begin Material

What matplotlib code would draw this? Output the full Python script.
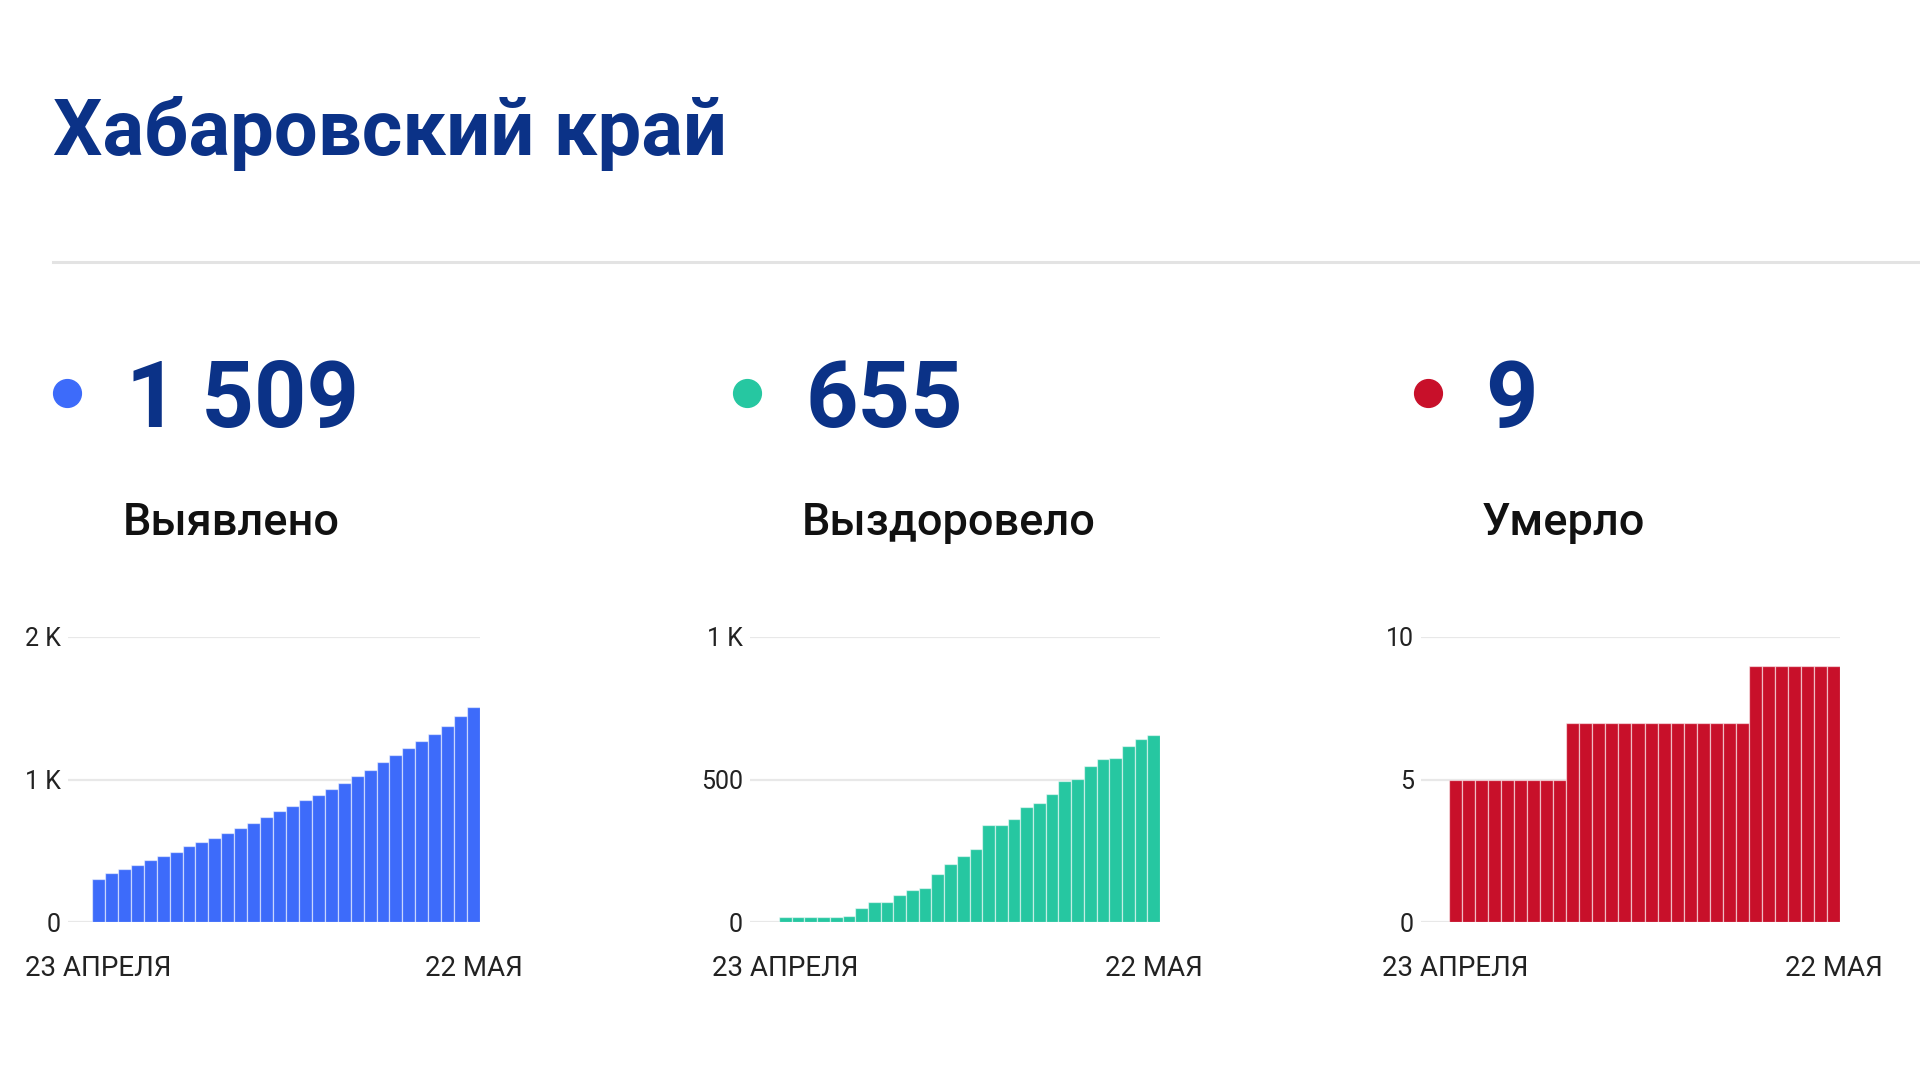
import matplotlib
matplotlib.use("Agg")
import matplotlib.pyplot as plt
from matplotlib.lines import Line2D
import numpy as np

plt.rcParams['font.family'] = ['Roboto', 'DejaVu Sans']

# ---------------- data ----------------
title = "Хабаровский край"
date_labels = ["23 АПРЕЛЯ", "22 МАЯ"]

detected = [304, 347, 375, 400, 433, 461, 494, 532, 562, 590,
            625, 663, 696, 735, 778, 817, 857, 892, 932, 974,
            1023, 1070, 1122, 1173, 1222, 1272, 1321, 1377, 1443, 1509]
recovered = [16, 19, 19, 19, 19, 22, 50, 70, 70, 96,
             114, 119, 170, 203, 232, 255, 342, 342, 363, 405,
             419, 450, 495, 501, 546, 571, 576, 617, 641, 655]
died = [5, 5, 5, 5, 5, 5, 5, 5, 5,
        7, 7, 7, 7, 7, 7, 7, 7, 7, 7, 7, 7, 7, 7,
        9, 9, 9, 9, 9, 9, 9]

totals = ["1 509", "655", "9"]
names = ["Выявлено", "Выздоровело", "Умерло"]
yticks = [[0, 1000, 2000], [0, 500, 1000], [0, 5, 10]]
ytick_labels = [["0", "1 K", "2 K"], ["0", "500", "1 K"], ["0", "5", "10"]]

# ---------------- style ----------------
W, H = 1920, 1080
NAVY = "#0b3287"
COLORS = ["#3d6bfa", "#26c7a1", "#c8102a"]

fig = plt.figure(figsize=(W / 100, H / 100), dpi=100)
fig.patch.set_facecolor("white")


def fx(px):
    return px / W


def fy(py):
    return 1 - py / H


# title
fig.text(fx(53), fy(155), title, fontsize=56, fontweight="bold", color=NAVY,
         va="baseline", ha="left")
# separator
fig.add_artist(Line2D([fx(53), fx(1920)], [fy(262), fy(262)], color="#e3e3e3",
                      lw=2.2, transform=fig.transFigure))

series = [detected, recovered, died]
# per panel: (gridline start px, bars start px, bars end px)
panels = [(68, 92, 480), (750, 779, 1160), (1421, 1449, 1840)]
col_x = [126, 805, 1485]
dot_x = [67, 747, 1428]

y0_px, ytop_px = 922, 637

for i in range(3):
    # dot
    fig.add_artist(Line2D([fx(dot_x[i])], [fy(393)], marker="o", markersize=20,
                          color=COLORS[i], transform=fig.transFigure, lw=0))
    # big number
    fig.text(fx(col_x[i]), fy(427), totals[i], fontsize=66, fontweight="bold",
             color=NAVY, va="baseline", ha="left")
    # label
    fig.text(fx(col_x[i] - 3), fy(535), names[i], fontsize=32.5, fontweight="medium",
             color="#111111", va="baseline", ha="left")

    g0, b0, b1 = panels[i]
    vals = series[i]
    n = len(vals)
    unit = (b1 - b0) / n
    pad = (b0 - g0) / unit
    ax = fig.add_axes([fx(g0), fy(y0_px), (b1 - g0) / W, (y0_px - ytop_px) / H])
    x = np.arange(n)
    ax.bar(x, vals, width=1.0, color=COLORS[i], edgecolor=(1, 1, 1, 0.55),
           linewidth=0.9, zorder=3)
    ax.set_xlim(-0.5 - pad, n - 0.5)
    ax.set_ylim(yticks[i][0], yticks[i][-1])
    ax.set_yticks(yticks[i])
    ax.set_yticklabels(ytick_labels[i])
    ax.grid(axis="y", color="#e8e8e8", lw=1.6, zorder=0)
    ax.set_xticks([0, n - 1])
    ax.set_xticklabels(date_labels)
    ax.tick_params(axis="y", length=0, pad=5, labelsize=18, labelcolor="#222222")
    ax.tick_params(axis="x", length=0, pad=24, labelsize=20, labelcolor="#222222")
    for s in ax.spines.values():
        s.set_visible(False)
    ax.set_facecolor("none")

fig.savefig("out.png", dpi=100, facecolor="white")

end Material

__Work required__
Find the lines above that contain the word "matplotlib" and collect them.

__Solution__
What matplotlib code would draw this? Output the full Python script.
import matplotlib
matplotlib.use("Agg")
import matplotlib.pyplot as plt
from matplotlib.lines import Line2D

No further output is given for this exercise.